# Porter Cable 690LR "Ouch"



## russde (Aug 17, 2010)

Thanks for the warning…I just picked up a used 690, I'll look into replacing those handles…maybe some nice wooden ones….hmm.


----------



## grantd (May 5, 2014)

How do you like the plunge base for that router. I'm looking to buy a router with both a fixed and plunge base but I've read some complaints about the plunge base on these not being very good. What are your thoughts?


----------



## jacen68 (Feb 10, 2010)

Personally, I hate the plunge base. It has a funky metal tab you have to screw to flip it up to lock. I didn't have the patience for it. I had one bad experience with this. Dropped the motor a few inches while using it. I now have it either in a table or in a D handle.


----------



## bobasaurus (Sep 6, 2009)

Yeah, the stupid metal tab is terrible, though it's the only bad thing about this router in my experience. I use it more table mounted now.


----------



## captferd (Nov 6, 2011)

It does take some getting use to. Has some pretty accurate adjustments. If your looking for a plunge router go to the store displays and see which one you feel most comfortable using.

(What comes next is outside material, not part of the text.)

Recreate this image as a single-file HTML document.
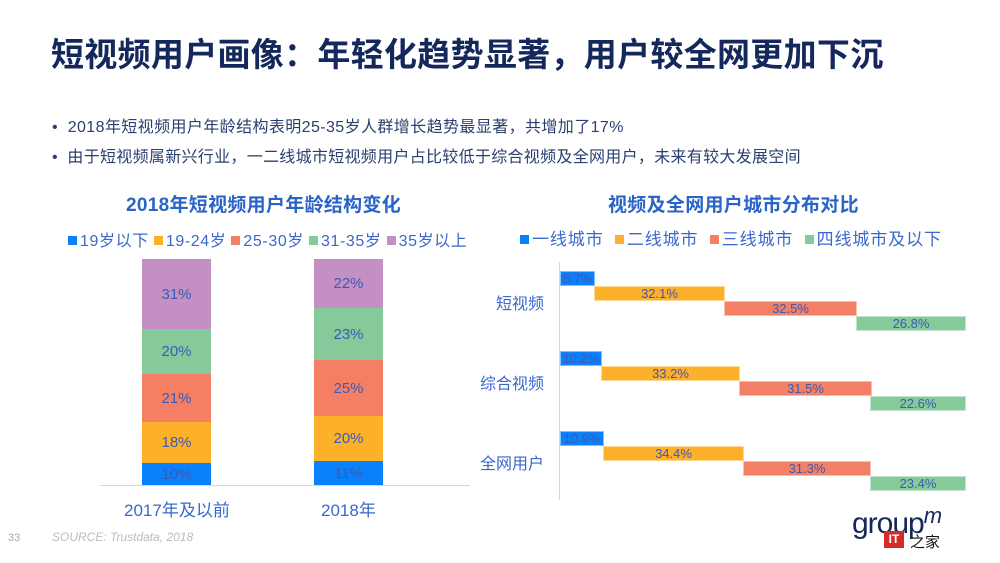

Check the reviews on line and see what others are saying. There are a lot of good brands out there.


----------



## Tennessee (Jul 8, 2011)

I used to be a PC fan - not any more. Now, I'm a Bosch person. My PC is almost retired, relegated to rare, oddball tasks. Too hard to use compared to the Bosch.


----------



## Hewy (Jan 16, 2011)

I had the same problem with the plastic knob breaking on my PC plunge router base.
The knob broke when I was just setting the cutter depth, it just fell apart in my hand!
Lucky I was not cut like you were. After seeing the same thing happen to you, I think these knobs
are defective and should be replaced.


----------



## captferd (Nov 6, 2011)

Hewy, That's exactly what happened with mine. I agree about replacement.


----------



## Ken90712 (Sep 2, 2009)

Thx for the heads up glad it wasn't worse.


----------



## grosa (Aug 27, 2010)

They just don't make them like they used to.


----------



## captferd (Nov 6, 2011)

> They just don t make them like they used to.
> 
> - grosa


They sure dont


----------